# [Input data]

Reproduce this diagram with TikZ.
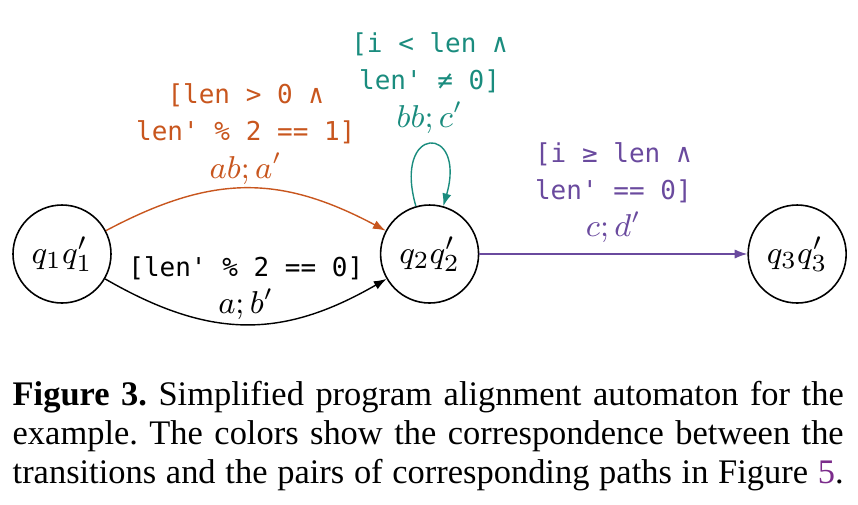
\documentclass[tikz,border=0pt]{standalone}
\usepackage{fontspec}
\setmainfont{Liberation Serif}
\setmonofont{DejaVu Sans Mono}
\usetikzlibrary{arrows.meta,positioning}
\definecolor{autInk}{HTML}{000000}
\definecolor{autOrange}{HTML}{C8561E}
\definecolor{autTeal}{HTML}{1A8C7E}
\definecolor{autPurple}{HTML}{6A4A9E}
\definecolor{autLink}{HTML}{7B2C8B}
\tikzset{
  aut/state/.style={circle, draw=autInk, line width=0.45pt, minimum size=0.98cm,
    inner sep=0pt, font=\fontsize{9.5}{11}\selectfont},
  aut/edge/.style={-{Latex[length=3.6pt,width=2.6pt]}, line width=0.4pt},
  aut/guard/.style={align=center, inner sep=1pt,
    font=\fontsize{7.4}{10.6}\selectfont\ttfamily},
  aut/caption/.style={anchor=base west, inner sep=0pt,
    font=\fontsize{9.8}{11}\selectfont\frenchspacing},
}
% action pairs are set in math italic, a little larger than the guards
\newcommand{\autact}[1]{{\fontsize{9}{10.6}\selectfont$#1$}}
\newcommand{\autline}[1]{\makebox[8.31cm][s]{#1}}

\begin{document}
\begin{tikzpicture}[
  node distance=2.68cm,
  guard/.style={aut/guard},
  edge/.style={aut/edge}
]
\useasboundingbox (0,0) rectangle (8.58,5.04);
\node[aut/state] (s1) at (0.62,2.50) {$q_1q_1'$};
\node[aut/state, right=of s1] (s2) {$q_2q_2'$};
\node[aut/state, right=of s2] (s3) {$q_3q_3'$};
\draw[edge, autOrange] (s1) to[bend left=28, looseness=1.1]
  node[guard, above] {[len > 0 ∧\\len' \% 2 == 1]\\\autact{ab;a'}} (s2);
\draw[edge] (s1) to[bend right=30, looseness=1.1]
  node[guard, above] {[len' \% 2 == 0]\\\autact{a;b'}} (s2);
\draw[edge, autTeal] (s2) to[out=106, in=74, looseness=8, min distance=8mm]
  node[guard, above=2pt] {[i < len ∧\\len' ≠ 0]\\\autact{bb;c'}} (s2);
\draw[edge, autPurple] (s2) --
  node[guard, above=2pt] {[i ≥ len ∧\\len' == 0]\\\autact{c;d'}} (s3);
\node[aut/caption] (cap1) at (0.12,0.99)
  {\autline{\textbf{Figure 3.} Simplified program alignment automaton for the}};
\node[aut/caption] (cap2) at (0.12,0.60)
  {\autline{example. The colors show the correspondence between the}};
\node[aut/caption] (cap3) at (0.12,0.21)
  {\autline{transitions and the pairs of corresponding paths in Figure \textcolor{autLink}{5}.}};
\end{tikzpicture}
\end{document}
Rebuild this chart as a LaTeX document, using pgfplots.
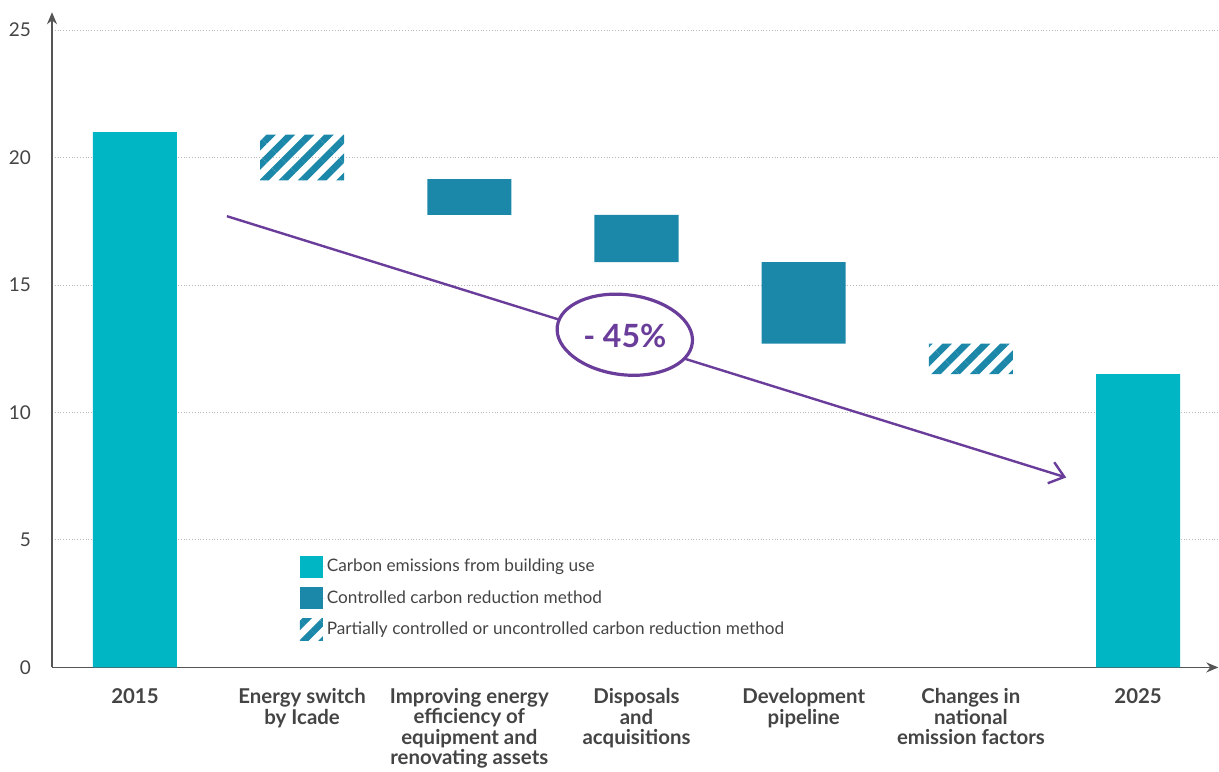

# [Short problem]
Every record above must be given again exactly; drop the pictures.

# [The answer]
Reproduce this diagram with TikZ.
\documentclass[tikz,border=0pt]{standalone}
\usepackage{fontspec}
\setmainfont{Liberation Serif}
\setmonofont{DejaVu Sans Mono}
\usetikzlibrary{arrows.meta,positioning}
\definecolor{autInk}{HTML}{000000}
\definecolor{autOrange}{HTML}{C8561E}
\definecolor{autTeal}{HTML}{1A8C7E}
\definecolor{autPurple}{HTML}{6A4A9E}
\definecolor{autLink}{HTML}{7B2C8B}
\tikzset{
  aut/state/.style={circle, draw=autInk, line width=0.45pt, minimum size=0.98cm,
    inner sep=0pt, font=\fontsize{9.5}{11}\selectfont},
  aut/edge/.style={-{Latex[length=3.6pt,width=2.6pt]}, line width=0.4pt},
  aut/guard/.style={align=center, inner sep=1pt,
    font=\fontsize{7.4}{10.6}\selectfont\ttfamily},
  aut/caption/.style={anchor=base west, inner sep=0pt,
    font=\fontsize{9.8}{11}\selectfont\frenchspacing},
}
% action pairs are set in math italic, a little larger than the guards
\newcommand{\autact}[1]{{\fontsize{9}{10.6}\selectfont$#1$}}
\newcommand{\autline}[1]{\makebox[8.31cm][s]{#1}}

\begin{document}
\begin{tikzpicture}[
  node distance=2.68cm,
  guard/.style={aut/guard},
  edge/.style={aut/edge}
]
\useasboundingbox (0,0) rectangle (8.58,5.04);
\node[aut/state] (s1) at (0.62,2.50) {$q_1q_1'$};
\node[aut/state, right=of s1] (s2) {$q_2q_2'$};
\node[aut/state, right=of s2] (s3) {$q_3q_3'$};
\draw[edge, autOrange] (s1) to[bend left=28, looseness=1.1]
  node[guard, above] {[len > 0 ∧\\len' \% 2 == 1]\\\autact{ab;a'}} (s2);
\draw[edge] (s1) to[bend right=30, looseness=1.1]
  node[guard, above] {[len' \% 2 == 0]\\\autact{a;b'}} (s2);
\draw[edge, autTeal] (s2) to[out=106, in=74, looseness=8, min distance=8mm]
  node[guard, above=2pt] {[i < len ∧\\len' ≠ 0]\\\autact{bb;c'}} (s2);
\draw[edge, autPurple] (s2) --
  node[guard, above=2pt] {[i ≥ len ∧\\len' == 0]\\\autact{c;d'}} (s3);
\node[aut/caption] (cap1) at (0.12,0.99)
  {\autline{\textbf{Figure 3.} Simplified program alignment automaton for the}};
\node[aut/caption] (cap2) at (0.12,0.60)
  {\autline{example. The colors show the correspondence between the}};
\node[aut/caption] (cap3) at (0.12,0.21)
  {\autline{transitions and the pairs of corresponding paths in Figure \textcolor{autLink}{5}.}};
\end{tikzpicture}
\end{document}
Rebuild this chart as a LaTeX document, using pgfplots.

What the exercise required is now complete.